By that time Montgomery had become a major venue in the civil rights movement. Abbott recalls seeing Martin Luther King Jr. many times on the streets of the city.
In 1963, Abbott, 23, was made chief county probation officer. He used his position to get a bond issue passed and to replace a substandard county detention center in Montgomery. He also won funding to greatly expand his staff. But that did not affect the facility at Mt. Meigs.
One day in 1969, five teenage black girls showed up at the probation offices asking to see “the boss.” They were all former detainees at Mt. Meigs.
“The girls took turns describing a nightmarish routine of hard labor, beatings and sexual abuse,” Abbott writes. One of the girls had been beaten until she miscarried.
By that point, Abbott had received other accounts of mistreatment at the facility, but had found no support from local or state officials to change conditions there. That day he decided to do something about it. Together with a local lawyer, Abbott chose a path he knew would make him reviled figure in local circles: he decided to use the federal courts to change Mt. Meigs, the same federal courts that were imposing desegregation on the South and incurring the hatred of many traditional southerners.
“Going to federal court or any federal agency would be viewed as treason by many people I knew,” Abbott writes.
The case was filed, alleging that the constitutional rights of children at Mt. Meigs were being violated. Retribution was quick.
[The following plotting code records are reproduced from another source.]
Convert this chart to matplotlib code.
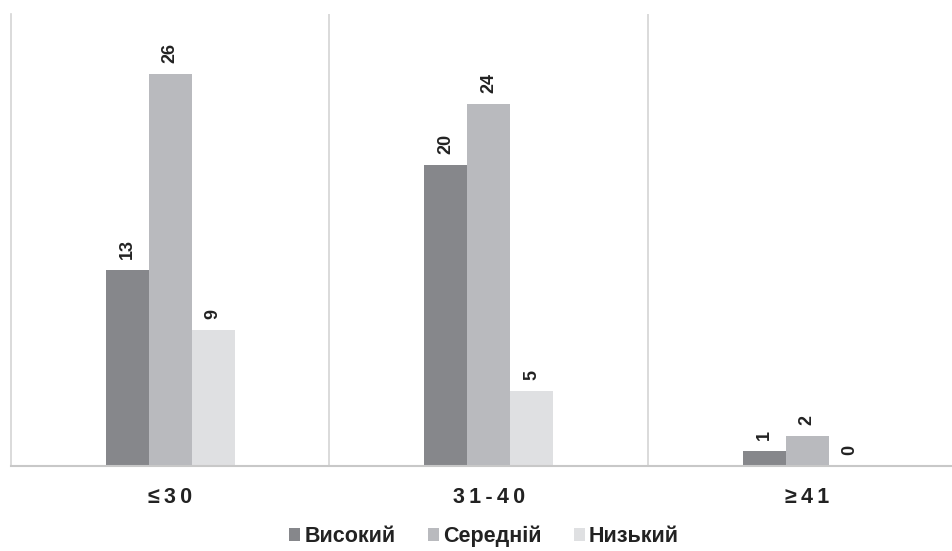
import matplotlib
matplotlib.use("Agg")
import matplotlib.pyplot as plt
import numpy as np

plt.rcParams['font.family'] = ['Liberation Sans', 'DejaVu Sans']

categories = ["≤30", "31-40", "≥41"]
series_names = ["Високий", "Середній", "Низький"]
high = [13, 20, 1]
medium = [26, 24, 2]
low = [9, 5, 0]
colors = ["#86878b", "#b9babe", "#dfe0e2"]

W, H = 953, 551
fig = plt.figure(figsize=(W / 100, H / 100), dpi=100)
left_px, top_px, base_px, group_px = 11, 14, 466, 318.5
ax = fig.add_axes([left_px / W, (H - base_px) / H, 3 * group_px / W, (base_px - top_px) / H])

x = np.arange(len(categories))
bw = 0.135
for i, (vals, c) in enumerate(zip([high, medium, low], colors)):
    bars = ax.bar(x + (i - 1) * bw, vals, width=bw, color=c, label=series_names[i], zorder=2)
    for b, v in zip(bars, vals):
        ax.annotate(str(v), (b.get_x() + b.get_width() / 2, v), xytext=(0, 8),
                    textcoords="offset points", rotation=90, ha="center", va="bottom",
                    fontsize=13, fontweight="bold", color="#222222")

ax.set_xlim(-0.5, 2.5)
ax.set_ylim(0, 30)
for xs in [0.5, 1.5]:
    ax.axvline(xs, color="#d4d4d4", lw=1.2, zorder=1)
for s in ["top", "right"]:
    ax.spines[s].set_visible(False)
ax.spines["left"].set_color("#d4d4d4")
ax.spines["left"].set_linewidth(1.2)
ax.spines["bottom"].set_color("#c8c8c8")
ax.spines["bottom"].set_linewidth(1.5)
ax.set_yticks([])
ax.set_xticks(x)
ax.set_xticklabels(["\u2009".join(c) for c in categories], fontsize=15.5, fontweight="bold", color="#222222")
ax.tick_params(axis="x", length=0, pad=15)

handles, labels = ax.get_legend_handles_labels()
fig.legend(handles, labels, loc="lower center", bbox_to_anchor=(0.508, -0.028), ncol=3, frameon=False,
           prop={"size": 15.5, "weight": "bold"}, handlelength=0.5, handleheight=0.5,
           handletextpad=0.2, columnspacing=1.5, labelcolor="#222222")

fig.savefig("out.png", dpi=100)
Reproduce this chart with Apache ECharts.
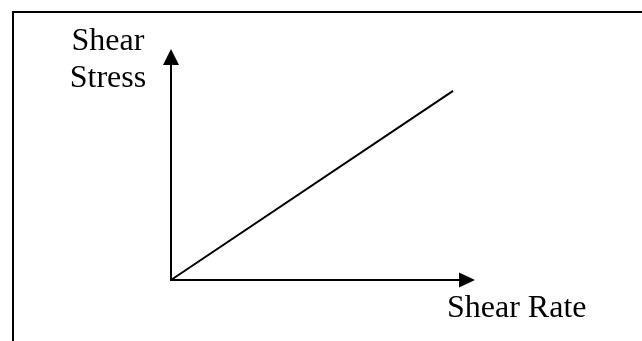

His own boss, a judge, suspended him from his job, for filing the suit without permission.
“Neighbors walked back into their homes whenever I stepped into the yard,” he writes. “Shopkeepers I’d patronized for years turned their backs when I walked into their stores.”
Meanwhile, the U.S. Justice Department confirmed the facts alleged by Abbott. The state was forced to investigate and the governor, Albert Brewer, admitted that the children had been victims of “some cruel punishments.” To avoid the federal government imposing changes, Alabama itself transformed Mt. Meigs within months. The changes included an end to forced labor, the introduction of school classes with qualified teachers, and vocational training. Guidelines were set for corporal punishment.
“There would be no more beating with hoe handles and fan belts,” Abbott writes.
A federal judge oversaw the changes and ordered the facility desegregated, so that white juveniles would also be detained there.
Abbott would later go on to file a federal suit challenging segregation in Alabama orphanages. That brought him anonymous phone threats, including some from callers who claimed they belonged to the Ku Klux Klan.
This time he was fired and never did get his job back. But Abbott won the larger battle. The state’s orphanages, which were all private, eventually integrated.
Abbott, 74, is now retired, but still works on children’s issues.
His latest cause is trying to get the Florida Legislature to force summer camps to obtain licenses and have all employees undergo criminal background checks. That effort was provoked by a series of articles in The Palm Beach Post exposing that some camp counselors have histories as sex offenders or have been guilty of other crimes. So far the legislature has balked, saying requiring such licensing would be too expensive.
“Children have no power of their own; they don’t vote and they don’t make campaign contributions,” Abbott says. “We all have individual and collective responsibilities for the nurturing and protection of children.”